---------- SUPPLIED RECORDS
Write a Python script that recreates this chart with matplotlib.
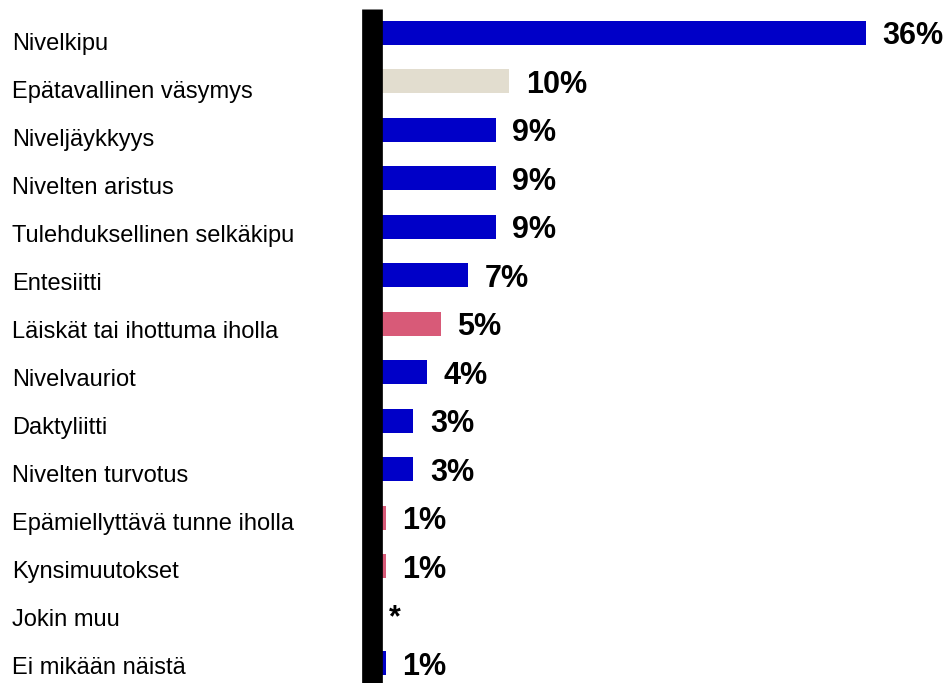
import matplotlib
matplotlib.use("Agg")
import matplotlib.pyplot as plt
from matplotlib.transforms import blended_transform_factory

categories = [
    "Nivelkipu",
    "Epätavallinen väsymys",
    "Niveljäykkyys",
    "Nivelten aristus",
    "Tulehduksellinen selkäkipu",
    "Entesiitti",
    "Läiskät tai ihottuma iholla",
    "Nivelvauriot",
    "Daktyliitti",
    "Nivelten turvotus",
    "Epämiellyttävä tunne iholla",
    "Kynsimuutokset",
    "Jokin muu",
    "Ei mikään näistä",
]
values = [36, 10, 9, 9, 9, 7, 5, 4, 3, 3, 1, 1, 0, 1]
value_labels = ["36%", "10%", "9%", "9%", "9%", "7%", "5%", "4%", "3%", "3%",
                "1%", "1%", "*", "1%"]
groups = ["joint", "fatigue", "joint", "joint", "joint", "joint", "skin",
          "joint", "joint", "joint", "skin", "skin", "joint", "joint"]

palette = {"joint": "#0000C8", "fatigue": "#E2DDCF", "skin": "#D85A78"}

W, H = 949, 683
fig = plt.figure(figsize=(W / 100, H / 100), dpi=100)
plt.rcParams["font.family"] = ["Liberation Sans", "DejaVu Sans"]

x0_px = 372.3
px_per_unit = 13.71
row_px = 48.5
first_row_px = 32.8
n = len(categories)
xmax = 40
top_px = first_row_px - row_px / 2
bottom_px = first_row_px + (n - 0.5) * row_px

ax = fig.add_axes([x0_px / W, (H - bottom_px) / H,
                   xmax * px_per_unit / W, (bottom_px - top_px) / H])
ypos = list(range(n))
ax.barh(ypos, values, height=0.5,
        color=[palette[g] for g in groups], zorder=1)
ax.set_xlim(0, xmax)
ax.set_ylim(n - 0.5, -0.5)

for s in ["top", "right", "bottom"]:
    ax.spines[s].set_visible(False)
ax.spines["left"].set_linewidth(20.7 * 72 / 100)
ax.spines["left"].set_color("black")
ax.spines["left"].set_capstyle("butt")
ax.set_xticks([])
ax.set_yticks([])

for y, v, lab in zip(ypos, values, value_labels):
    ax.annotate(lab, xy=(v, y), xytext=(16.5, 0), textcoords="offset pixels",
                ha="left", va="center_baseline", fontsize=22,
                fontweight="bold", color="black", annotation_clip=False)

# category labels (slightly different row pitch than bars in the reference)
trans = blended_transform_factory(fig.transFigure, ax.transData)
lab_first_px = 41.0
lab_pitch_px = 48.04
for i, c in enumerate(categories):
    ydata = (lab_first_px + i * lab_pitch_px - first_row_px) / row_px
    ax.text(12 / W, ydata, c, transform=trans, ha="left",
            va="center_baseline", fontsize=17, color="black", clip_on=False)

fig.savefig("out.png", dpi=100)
--------------------
---------- SUPPLIED RECORDS
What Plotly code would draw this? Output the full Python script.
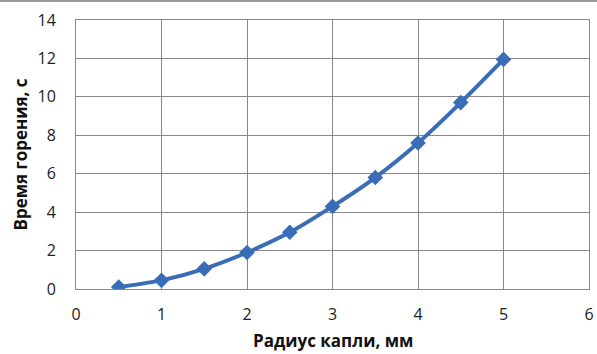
--------------------
GOAL OF THE EXERCISE -> Return exactly the lines from the one with "Write a Python" to the one with "from matplotlib.transforms import", inclusive, and nothing else; skip the pictures.

FULL SOLUTION ->
Write a Python script that recreates this chart with matplotlib.
import matplotlib
matplotlib.use("Agg")
import matplotlib.pyplot as plt
from matplotlib.transforms import blended_transform_factory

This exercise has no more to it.